A related topic — did you ever compile your list of “fantasies of manners”? I realized that a lot of titles I was putting in the “historical fantaay” category more properly belonged there.
(Of course, then you get things like Wrede’s MAIRELON books, which are more-or-less fantasy parodies of comedies of manners, dropped into an alt-historical setting…)
Avram Davidson not mentioned yet? For shame. “Peregrine: Primus” and “Secundus” are firmly in Jo’s first type of historical fantasy, with magic, a dragon, and the Central Roman Empire (as obviously there HAD to be something like that between the Eastern and the Western Roman Empires) torn between the multitude of Christian sects and remnants of pagan religions. Gloriously silly Latin jokes, a fine realization of how history is written, and generally pure, distilled, weapons grade awesomesauce.
OtterB: is The Once and Future King in quite the same category? Renault and Stewart are both trying to reconstruct a myth in the historical setting in which it might actually have happened (and of course a lot of people have done this for the Arthurian legend, most famously perhaps Marion Zimmer Bradley). But White quite deliberately does not put the Arthurian legend in the setting where it might have happened; he puts it in the setting where the best-known versions of it were written. Arthur is a Norman; his father ruled from 1066 to 1215; he himself rules, presumably, from 1215 to some time in the 15th century, since at the end he meets Thomas Malory; he also meets Robin Hood; and so on. It is a massively unhistorical fantasy in one way, though it is certiainly based on or inspired by history.
AnotherAndrew, I admit I didn’t look closely enough to see that distinction. Perhaps White’s is a different category altogether, or perhaps it’s on a continuum somewhere. If you say that historical fantasy has a jumping-off place in real history, then you can say that some books jump much further than others.
On the trashy side, Diana Gabaldon’s Outlander series relies on magical time travel, though has few fantasy elements in the historical part. (Yes, I’ll admit I read it – and Twilight!) I’d say it’s historical fantasy, but don’t think it quite fits into the categories you described.
Can historical fantasy be written altering the history as it sounds different,…..
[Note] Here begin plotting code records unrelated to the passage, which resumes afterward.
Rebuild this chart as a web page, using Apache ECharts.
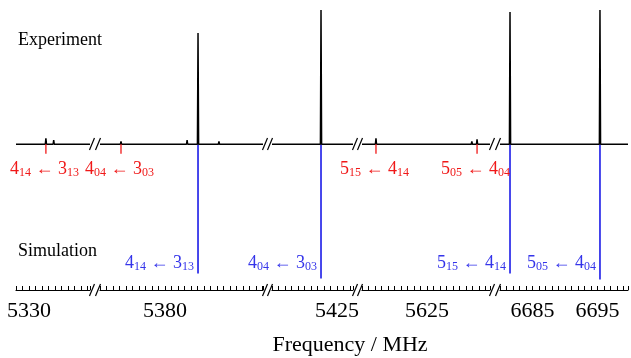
<!DOCTYPE html>
<html>
<head>
<meta charset="utf-8">
<script src="https://cdn.jsdelivr.net/npm/echarts@6/dist/echarts.min.js"></script>
<style>
  html, body { margin: 0; padding: 0; background: #fff; }
  #chart { width: 631px; height: 358px; }
</style>
</head>
<body>
<div id="chart"></div>
<script>
// axis segments (broken frequency axis), MHz
var segMin = [5328, 5370, 5415, 5615, 6680];
var segMax = [5339.38, 5395.08, 5427.46, 5634.69, 6699.69];
var segTickLabels = [[5330], [5380], [5425], [5625], [6685, 6695]];

// transition labels: [upper J, upper KaKc, lower J, lower KaKc]
var transitions = [
    ['4', '14', '3', '13'],
    ['4', '04', '3', '03'],
    ['5', '15', '4', '14'],
    ['5', '05', '4', '04']
];

// parent species: observed peaks and simulated sticks
var parentFreq = [5385.08, 5422.54, 6681.54, 6695.38];
var parentExpInt = [0.816, 0.985, 0.97, 0.985];
var parentSimInt = [0.949, 0.985, 0.949, 0.993];

// weaker species (red markers)
var minorFreq = [5332.6, 5373.23, 5617.15, 5632.7];
var minorExpInt = [0.044, 0.02, 0.044, 0.035];

// other small features on the experimental trace
var bumpFreq = [5333.8, 5383.4, 5388.3, 5631.9];
var bumpInt = [0.03, 0.03, 0.02, 0.02];

var PX_PER_MHZ = 6.5;
var gridLefts = [16, 100, 272, 362, 500];
var AXIS_Y = 290;
var BASE_Y = 144;
var FONT = "'Liberation Serif', 'Times New Roman', serif";
var RED = '#f01818';
var BLUE = '#3434ea';

var chart = echarts.init(document.getElementById('chart'));

function segOf(f) {
    for (var i = 0; i < segMin.length; i++) {
        if (f >= segMin[i] && f <= segMax[i]) return i;
    }
    return -1;
}

function labelText(t) {
    return '{m|' + t[0] + '}{s|' + t[1] + '}{m| \u2190 ' + t[2] + '}{s|' + t[3] + '}';
}

function richStyle(color) {
    return {
        m: { fontSize: 18, lineHeight: 20, fontFamily: FONT, fill: color },
        s: { fontSize: 12, lineHeight: 12, fontFamily: FONT, fill: color, verticalAlign: 'bottom' }
    };
}

var grids = [], xAxes = [], yAxes = [], series = [], graphics = [];

for (var i = 0; i < segMin.length; i++) {
    var width = (segMax[i] - segMin[i]) * PX_PER_MHZ;
    grids.push({ left: gridLefts[i], width: width, top: 8, bottom: 358 - AXIS_Y });
    (function (labels) {
        xAxes.push({
            gridIndex: i,
            type: 'value',
            min: segMin[i],
            max: segMax[i],
            interval: 1,
            axisLine: { onZero: false, lineStyle: { color: '#000', width: 1.2 } },
            axisTick: { inside: true, length: 4, lineStyle: { color: '#000', width: 1 } },
            axisLabel: {
                margin: 10,
                fontSize: 22,
                fontFamily: FONT,
                color: '#000',
                showMinLabel: true,
                showMaxLabel: true,
                formatter: function (v) {
                    return labels.indexOf(Math.round(v * 100) / 100) >= 0 ? String(v) : '';
                }
            },
            splitLine: { show: false }
        });
    })(segTickLabels[i]);
    yAxes.push({ gridIndex: i, type: 'value', min: -1.07, max: 1.0, show: false, splitLine: { show: false } });

    // experimental trace for this segment
    var feats = [];
    parentFreq.forEach(function (f, k) { if (segOf(f) === i) feats.push([f, parentExpInt[k]]); });
    minorFreq.forEach(function (f, k) { if (segOf(f) === i) feats.push([f, minorExpInt[k]]); });
    bumpFreq.forEach(function (f, k) { if (segOf(f) === i) feats.push([f, bumpInt[k]]); });
    feats.sort(function (a, b) { return a[0] - b[0]; });
    var pts = [[segMin[i], 0]];
    feats.forEach(function (p) {
        pts.push([p[0] - 0.09, 0], [p[0], p[1]], [p[0] + 0.09, 0]);
    });
    pts.push([segMax[i], 0]);
    series.push({
        type: 'line',
        xAxisIndex: i,
        yAxisIndex: i,
        data: pts,
        showSymbol: false,
        symbol: 'none',
        lineStyle: { color: '#000', width: 1.5 },
        silent: true
    });

    // simulated sticks (blue, pointing down)
    var sim = [];
    parentFreq.forEach(function (f, k) { if (segOf(f) === i) sim.push([f, parentSimInt[k], k]); });
    series.push({
        type: 'custom',
        xAxisIndex: i,
        yAxisIndex: i,
        clip: false,
        z: 2,
        data: sim,
        renderItem: function (params, api) {
            var f = api.value(0), v = api.value(1), k = api.value(2);
            var p0 = api.coord([f, 0]);
            var p1 = api.coord([f, -v]);
            return {
                type: 'group',
                children: [
                    { type: 'line', shape: { x1: p0[0], y1: p0[1], x2: p1[0], y2: p1[1] },
                      style: { stroke: BLUE, lineWidth: 1.8 } },
                    { type: 'text', style: {
                        text: labelText(transitions[k]), x: p0[0] - 4, y: 263,
                        align: 'right', verticalAlign: 'middle',
                        fontSize: 18, fontFamily: FONT, fill: BLUE, rich: richStyle(BLUE) } }
                ]
            };
        }
    });

    // weaker species markers (red), drawn above the blue sticks
    var mk = [];
    minorFreq.forEach(function (f, k) { if (segOf(f) === i) mk.push([f, k]); });
    series.push({
        type: 'custom',
        xAxisIndex: i,
        yAxisIndex: i,
        clip: false,
        z: 5,
        data: mk,
        renderItem: function (params, api) {
            var f = api.value(0), k = api.value(1);
            var p0 = api.coord([f, 0]);
            var p1 = api.coord([f, -0.07]);
            return {
                type: 'group',
                children: [
                    { type: 'line', shape: { x1: p0[0], y1: p0[1], x2: p1[0], y2: p1[1] },
                      style: { stroke: RED, lineWidth: 1.3 } },
                    { type: 'text', style: {
                        text: labelText(transitions[k]), x: p0[0] - 1.5, y: 169,
                        align: 'center', verticalAlign: 'middle',
                        fontSize: 18, fontFamily: FONT, fill: RED, rich: richStyle(RED) } }
                ]
            };
        }
    });

    // break marks between segments
    if (i < segMin.length - 1) {
        var xe = gridLefts[i] + width;
        var xs = gridLefts[i + 1];
        [AXIS_Y, BASE_Y].forEach(function (y) {
            [xe + 2, xs - 2].forEach(function (x) {
                graphics.push({
                    type: 'line',
                    shape: { x1: x - 2.5, y1: y + 6, x2: x + 2.5, y2: y - 6 },
                    style: { stroke: '#000', lineWidth: 1.2 }
                });
            });
        });
    }
}

graphics.push(
    { type: 'text', x: 18, y: 40, style: { text: 'Experiment', fontSize: 18, fontFamily: FONT, fill: '#000', verticalAlign: 'middle' } },
    { type: 'text', x: 18, y: 251, style: { text: 'Simulation', fontSize: 18, fontFamily: FONT, fill: '#000', verticalAlign: 'middle' } },
    { type: 'text', x: 350, y: 345, style: { text: 'Frequency / MHz', fontSize: 22, fontFamily: FONT, fill: '#000', align: 'center', verticalAlign: 'middle' } }
);

chart.setOption({
    animation: false,
    backgroundColor: '#fff',
    grid: grids,
    xAxis: xAxes,
    yAxis: yAxes,
    series: series,
    graphic: graphics
});
</script>
</body>
</html>
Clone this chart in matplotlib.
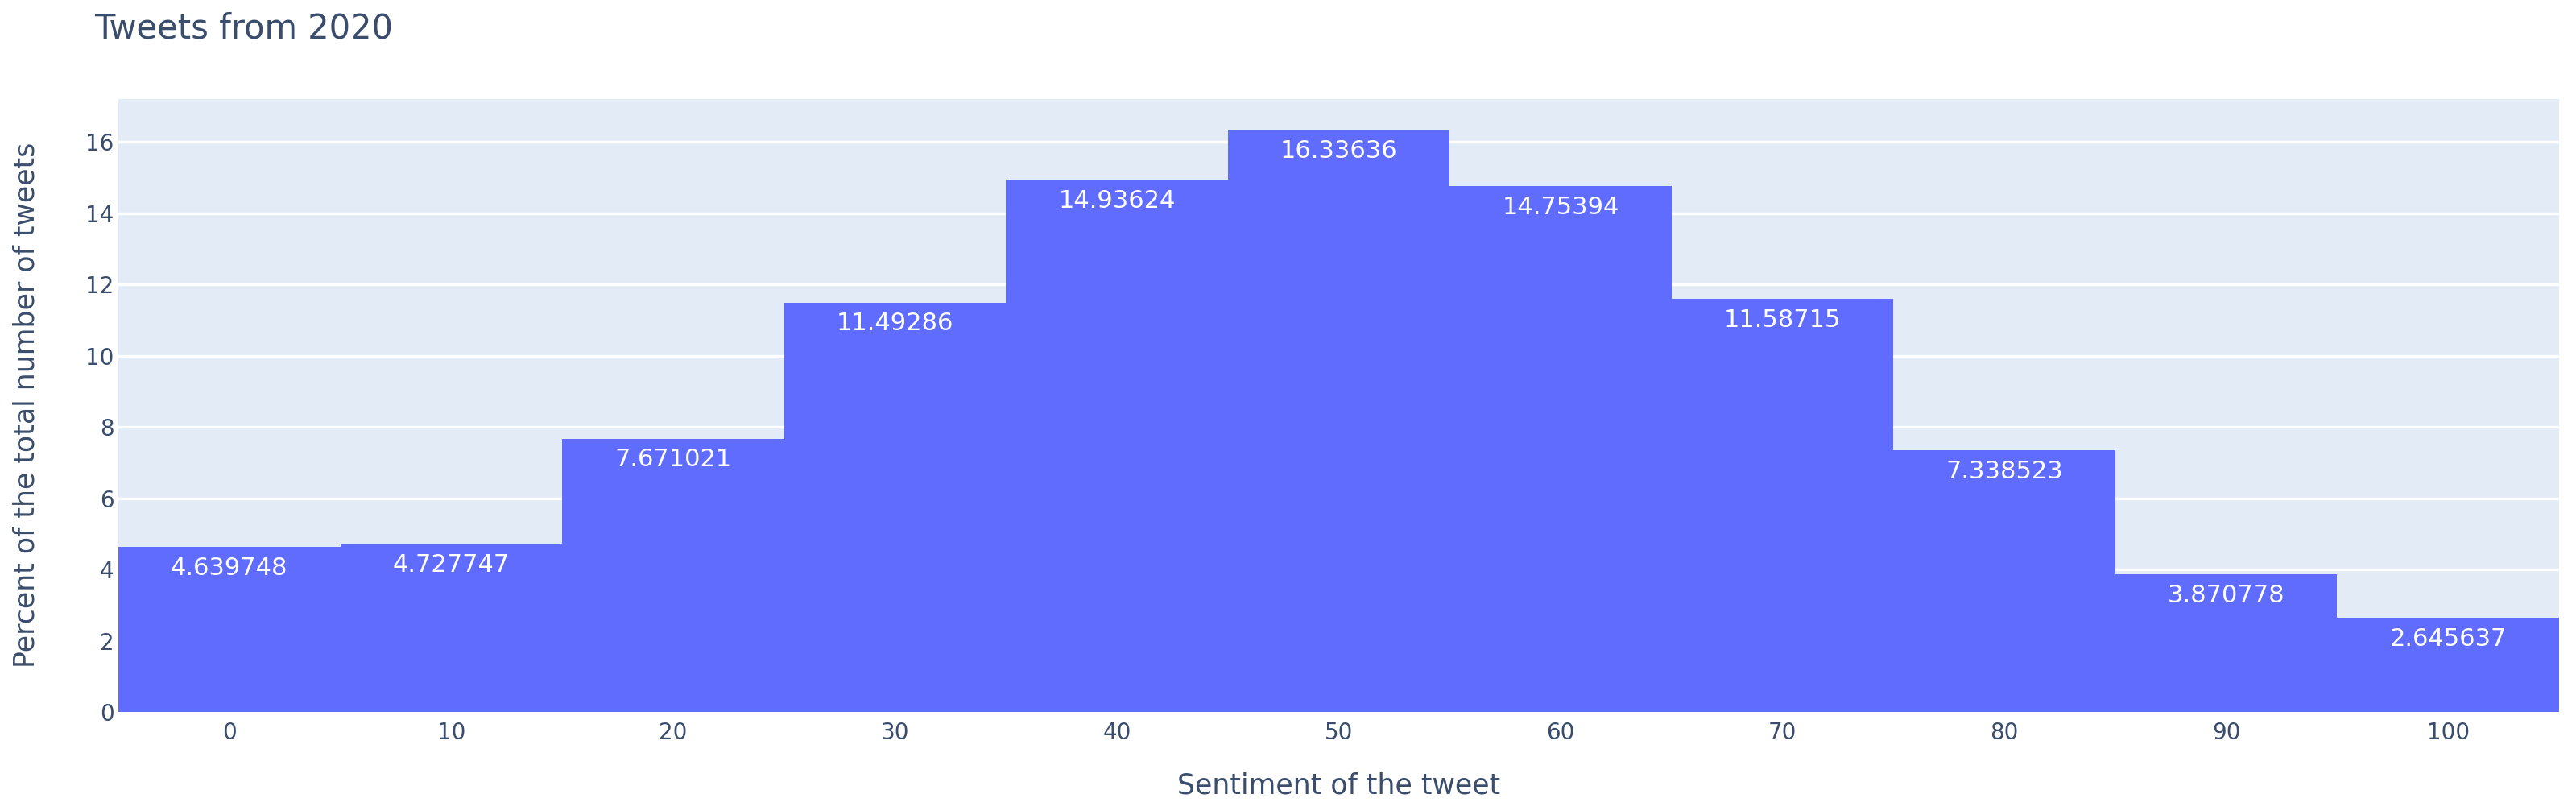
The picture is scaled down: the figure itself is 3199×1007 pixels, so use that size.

OtterB: I like your description, “I think of historical fantasy mainly as things that happen in our world’s history with some alternate twist including magic.”
How would anyone on this thread define Deborah Harkness’ work? The first book in her trilogy has vampires, witches, and daemons and takes place in present day. The second book time travels to Elizabethan England and has the two main characters (one a witch, one a vampire) meeting up with actual important figures of the period–Shakespeare, Marlowe, John Dee, etc. The witch has to go back in time to learn how to practice white magic.